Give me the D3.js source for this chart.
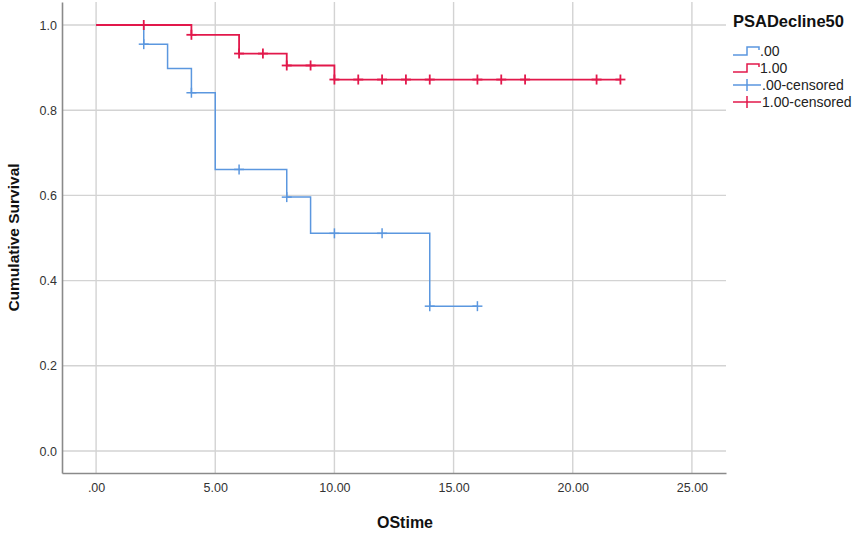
<!DOCTYPE html>
<html>
<head>
<meta charset="utf-8">
<script src="https://cdn.jsdelivr.net/npm/d3@7"></script>
<style>
  body { margin: 0; background: #fff; }
  svg { display: block; font-family: "Liberation Sans", Arial, sans-serif; }
</style>
</head>
<body>
<div id="chart"></div>
<script>
// Kaplan-Meier steps: [time, survival after the event]
const groupLabels = ['.00', '1.00'];
const steps0 = [[0, 1.0], [2, 0.955], [3, 0.898], [4, 0.841], [5, 0.661], [8, 0.596], [9, 0.511], [14, 0.340]];
const end0 = 16;
const censor0 = [[2, 0.955], [4, 0.841], [6, 0.661], [8, 0.596], [10, 0.511], [12, 0.511], [14, 0.340], [16, 0.340]];

const steps1 = [[0, 1.0], [4, 0.977], [6, 0.933], [8, 0.905], [10, 0.872]];
const end1 = 22;
const censor1 = [[2, 1.0], [4, 0.977], [6, 0.933], [7, 0.933], [8, 0.905], [9, 0.905],
    [10, 0.872], [11, 0.872], [12, 0.872], [13, 0.872], [14, 0.872], [16, 0.872],
    [17, 0.872], [18, 0.872], [21, 0.872], [22, 0.872]];

const xTicks = [0, 5, 10, 15, 20, 25];
const yTicks = [0, 0.2, 0.4, 0.6, 0.8, 1.0];
const legendTitle = 'PSADecline50';
const legendItems = ['.00', '1.00', '.00-censored', '1.00-censored'];

const colors = ['#5b97df', '#e2184b'];
const width = 861, height = 534;

const x = d3.scaleLinear().domain([-1.43, 26.43]).range([62, 726]);
const y = d3.scaleLinear().domain([-0.0516, 1.054]).range([473, 2]);

const svg = d3.select('#chart').append('svg')
    .attr('width', width)
    .attr('height', height);

// grid
const grid = svg.append('g').attr('stroke', '#d3d3d3').attr('stroke-width', 1.4);
grid.selectAll('line.v').data(xTicks).enter().append('line')
    .attr('x1', d => x(d)).attr('x2', d => x(d))
    .attr('y1', y.range()[1]).attr('y2', y.range()[0]);
grid.selectAll('line.h').data(yTicks).enter().append('line')
    .attr('x1', x.range()[0]).attr('x2', x.range()[1])
    .attr('y1', d => y(d)).attr('y2', d => y(d));

// axes
const xAxis = svg.append('g')
    .attr('transform', `translate(0,${y.range()[0]})`)
    .call(d3.axisBottom(x).tickValues(xTicks).tickSize(0).tickPadding(10)
        .tickFormat(d => d === 0 ? '.00' : d3.format('.2f')(d)));
const yAxis = svg.append('g')
    .attr('transform', `translate(${x.range()[0]},0)`)
    .call(d3.axisLeft(y).tickValues(yTicks).tickSize(0).tickPadding(5).tickFormat(d3.format('.1f')));

[xAxis, yAxis].forEach(a => {
    a.select('.domain').attr('stroke', '#8a8a8a').attr('stroke-width', 1.6);
    a.selectAll('text').attr('font-size', 12.5).attr('fill', '#333')
        .attr('font-family', '"Liberation Sans", Arial, sans-serif');
});

// axis titles
svg.append('text')
    .attr('x', 405).attr('y', 528)
    .attr('text-anchor', 'middle')
    .attr('font-size', 16).attr('font-weight', 'bold').attr('fill', '#111')
    .text('OStime');
svg.append('text')
    .attr('transform', `translate(19,${(y.range()[0] + y.range()[1]) / 2}) rotate(-90)`)
    .attr('text-anchor', 'middle')
    .attr('font-size', 15.5).attr('font-weight', 'bold').attr('fill', '#111')
    .text('Cumulative Survival');

// survival curves
const line = d3.line().x(d => x(d[0])).y(d => y(d[1])).curve(d3.curveStepAfter);

function drawGroup(steps, end, censor, color, sw) {
    const pts = steps.concat([[end, steps[steps.length - 1][1]]]);
    svg.append('path')
        .datum(pts)
        .attr('fill', 'none')
        .attr('stroke', color)
        .attr('stroke-width', sw)
        .attr('d', line);

    const g = svg.append('g').attr('stroke', color).attr('stroke-width', sw);
    g.selectAll('line.h').data(censor).enter().append('line')
        .attr('x1', d => x(d[0]) - 5).attr('x2', d => x(d[0]) + 5)
        .attr('y1', d => y(d[1])).attr('y2', d => y(d[1]));
    g.selectAll('line.v').data(censor).enter().append('line')
        .attr('x1', d => x(d[0])).attr('x2', d => x(d[0]))
        .attr('y1', d => y(d[1]) - 5).attr('y2', d => y(d[1]) + 5);
}

drawGroup(steps0, end0, censor0, colors[0], 1.5);
drawGroup(steps1, end1, censor1, colors[1], 1.8);

// legend
const lg = svg.append('g').attr('transform', 'translate(733,0)');
lg.append('text')
    .attr('x', 0).attr('y', 27)
    .attr('font-size', 16.5).attr('font-weight', 'bold').attr('fill', '#111')
    .text(legendTitle);

const rowY = [51, 68, 85, 102];
legendItems.forEach((label, i) => {
    const cy = rowY[i];
    const color = colors[i % 2];
    const row = lg.append('g');
    if (i < 2) {
        row.append('path')
            .attr('d', `M0,${cy + 4}H14V${cy - 4}H26V${cy - 1}`)
            .attr('fill', 'none').attr('stroke', color).attr('stroke-width', 1.5);
    } else {
        row.append('path')
            .attr('d', `M0,${cy}H28M14,${cy - 6}V${cy + 6}`)
            .attr('fill', 'none').attr('stroke', color).attr('stroke-width', 1.5);
    }
    row.append('text')
        .attr('x', i < 2 ? 27 : 29).attr('y', cy + 5)
        .attr('font-size', 14).attr('fill', '#222')
        .text(label);
});
</script>
</body>
</html>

----

Reproduce all of the data exactly; the pictures do not belong in the copy.

Give me the D3.js source for this chart.
<!DOCTYPE html>
<html>
<head>
<meta charset="utf-8">
<script src="https://cdn.jsdelivr.net/npm/d3@7"></script>
<style>
  body { margin: 0; background: #fff; }
  svg { display: block; font-family: "Liberation Sans", Arial, sans-serif; }
</style>
</head>
<body>
<div id="chart"></div>
<script>
// Kaplan-Meier steps: [time, survival after the event]
const groupLabels = ['.00', '1.00'];
const steps0 = [[0, 1.0], [2, 0.955], [3, 0.898], [4, 0.841], [5, 0.661], [8, 0.596], [9, 0.511], [14, 0.340]];
const end0 = 16;
const censor0 = [[2, 0.955], [4, 0.841], [6, 0.661], [8, 0.596], [10, 0.511], [12, 0.511], [14, 0.340], [16, 0.340]];

const steps1 = [[0, 1.0], [4, 0.977], [6, 0.933], [8, 0.905], [10, 0.872]];
const end1 = 22;
const censor1 = [[2, 1.0], [4, 0.977], [6, 0.933], [7, 0.933], [8, 0.905], [9, 0.905],
    [10, 0.872], [11, 0.872], [12, 0.872], [13, 0.872], [14, 0.872], [16, 0.872],
    [17, 0.872], [18, 0.872], [21, 0.872], [22, 0.872]];

const xTicks = [0, 5, 10, 15, 20, 25];
const yTicks = [0, 0.2, 0.4, 0.6, 0.8, 1.0];
const legendTitle = 'PSADecline50';
const legendItems = ['.00', '1.00', '.00-censored', '1.00-censored'];

const colors = ['#5b97df', '#e2184b'];
const width = 861, height = 534;

const x = d3.scaleLinear().domain([-1.43, 26.43]).range([62, 726]);
const y = d3.scaleLinear().domain([-0.0516, 1.054]).range([473, 2]);

const svg = d3.select('#chart').append('svg')
    .attr('width', width)
    .attr('height', height);

// grid
const grid = svg.append('g').attr('stroke', '#d3d3d3').attr('stroke-width', 1.4);
grid.selectAll('line.v').data(xTicks).enter().append('line')
    .attr('x1', d => x(d)).attr('x2', d => x(d))
    .attr('y1', y.range()[1]).attr('y2', y.range()[0]);
grid.selectAll('line.h').data(yTicks).enter().append('line')
    .attr('x1', x.range()[0]).attr('x2', x.range()[1])
    .attr('y1', d => y(d)).attr('y2', d => y(d));

// axes
const xAxis = svg.append('g')
    .attr('transform', `translate(0,${y.range()[0]})`)
    .call(d3.axisBottom(x).tickValues(xTicks).tickSize(0).tickPadding(10)
        .tickFormat(d => d === 0 ? '.00' : d3.format('.2f')(d)));
const yAxis = svg.append('g')
    .attr('transform', `translate(${x.range()[0]},0)`)
    .call(d3.axisLeft(y).tickValues(yTicks).tickSize(0).tickPadding(5).tickFormat(d3.format('.1f')));

[xAxis, yAxis].forEach(a => {
    a.select('.domain').attr('stroke', '#8a8a8a').attr('stroke-width', 1.6);
    a.selectAll('text').attr('font-size', 12.5).attr('fill', '#333')
        .attr('font-family', '"Liberation Sans", Arial, sans-serif');
});

// axis titles
svg.append('text')
    .attr('x', 405).attr('y', 528)
    .attr('text-anchor', 'middle')
    .attr('font-size', 16).attr('font-weight', 'bold').attr('fill', '#111')
    .text('OStime');
svg.append('text')
    .attr('transform', `translate(19,${(y.range()[0] + y.range()[1]) / 2}) rotate(-90)`)
    .attr('text-anchor', 'middle')
    .attr('font-size', 15.5).attr('font-weight', 'bold').attr('fill', '#111')
    .text('Cumulative Survival');

// survival curves
const line = d3.line().x(d => x(d[0])).y(d => y(d[1])).curve(d3.curveStepAfter);

function drawGroup(steps, end, censor, color, sw) {
    const pts = steps.concat([[end, steps[steps.length - 1][1]]]);
    svg.append('path')
        .datum(pts)
        .attr('fill', 'none')
        .attr('stroke', color)
        .attr('stroke-width', sw)
        .attr('d', line);

    const g = svg.append('g').attr('stroke', color).attr('stroke-width', sw);
    g.selectAll('line.h').data(censor).enter().append('line')
        .attr('x1', d => x(d[0]) - 5).attr('x2', d => x(d[0]) + 5)
        .attr('y1', d => y(d[1])).attr('y2', d => y(d[1]));
    g.selectAll('line.v').data(censor).enter().append('line')
        .attr('x1', d => x(d[0])).attr('x2', d => x(d[0]))
        .attr('y1', d => y(d[1]) - 5).attr('y2', d => y(d[1]) + 5);
}

drawGroup(steps0, end0, censor0, colors[0], 1.5);
drawGroup(steps1, end1, censor1, colors[1], 1.8);

// legend
const lg = svg.append('g').attr('transform', 'translate(733,0)');
lg.append('text')
    .attr('x', 0).attr('y', 27)
    .attr('font-size', 16.5).attr('font-weight', 'bold').attr('fill', '#111')
    .text(legendTitle);

const rowY = [51, 68, 85, 102];
legendItems.forEach((label, i) => {
    const cy = rowY[i];
    const color = colors[i % 2];
    const row = lg.append('g');
    if (i < 2) {
        row.append('path')
            .attr('d', `M0,${cy + 4}H14V${cy - 4}H26V${cy - 1}`)
            .attr('fill', 'none').attr('stroke', color).attr('stroke-width', 1.5);
    } else {
        row.append('path')
            .attr('d', `M0,${cy}H28M14,${cy - 6}V${cy + 6}`)
            .attr('fill', 'none').attr('stroke', color).attr('stroke-width', 1.5);
    }
    row.append('text')
        .attr('x', i < 2 ? 27 : 29).attr('y', cy + 5)
        .attr('font-size', 14).attr('fill', '#222')
        .text(label);
});
</script>
</body>
</html>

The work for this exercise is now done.